Tak lama Jepang berkuasa, Perang Pasifik berakhir dan pada perang mempertahankan kemerdekaan, Soeharto dipercaya jadi Komandan Brigade Mataram dengan pangkat Overste alias Letnan Kolonel.
Pada masa revolusi, sempat timbul kontroversi yang tak ayal mengangkat namanya. Apalagi kalau bukan peristiwa Serangan Oemoem 1 Maret 1949, di mana Soeharto menasbihkan dirinya jadi penggagas serangan yang membuka mata dunia itu.
Pasca-revolusi, Soeharto sempat menjabat Pangdam Diponegoro, tapi dipecat lantaran terjerat kasus yang hampir membawanya ke pengadilan militer. Soeharto “diasingkan” ke SSKAD (Sekolah Staf dan Komando Angkatan Darat).
Namanya kembali menjulang ketika mengomandoi penumpasan Partai Komunis Indonesia dan para simpatisannya, pasca-tragedi Gerakan 30 September 1965. Setahun kemudian, Surat Perintah 11 Maret (1966), jadi “kendaraannya” menggusur kursi Kepresidenan Soekarno hingga akhirnya bertahan 32 tahun.

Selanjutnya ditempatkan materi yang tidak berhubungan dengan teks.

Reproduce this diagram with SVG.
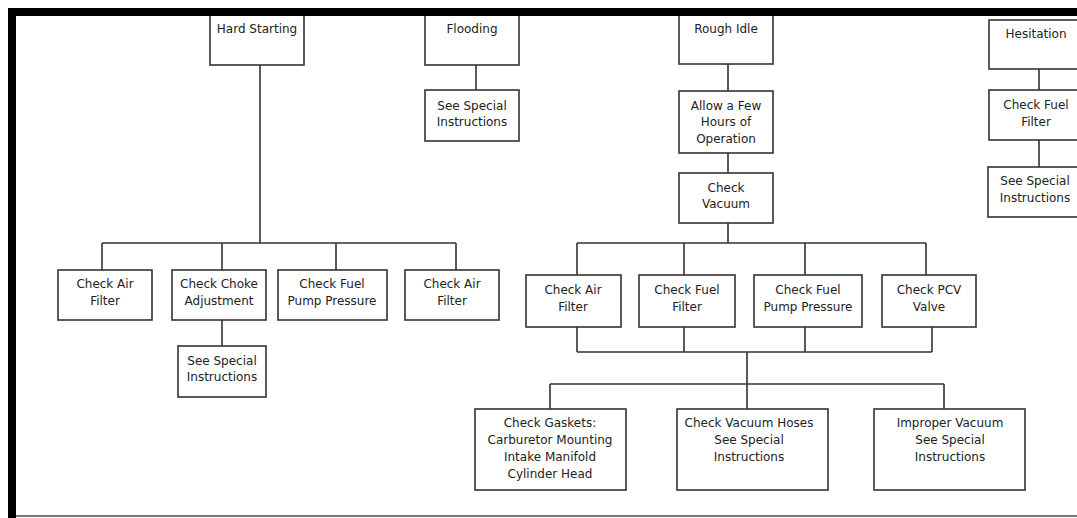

Soeharto mundur pada Mei 1998 setelah terjadi serangkaian tragedi yang memaksa Orde Baru berganti era Reformasi. Satu dasawarsa kemudian, tepatnya 27 Januari 2008 sekira pukul 13.00 WIB, Soeharto dipanggil Yang Kuasa dan dikebumikan di samping makam istrinya, Siti Hartinah (Ibu Tien) di Astana Giri Bangun, Solo, Jawa Tengah.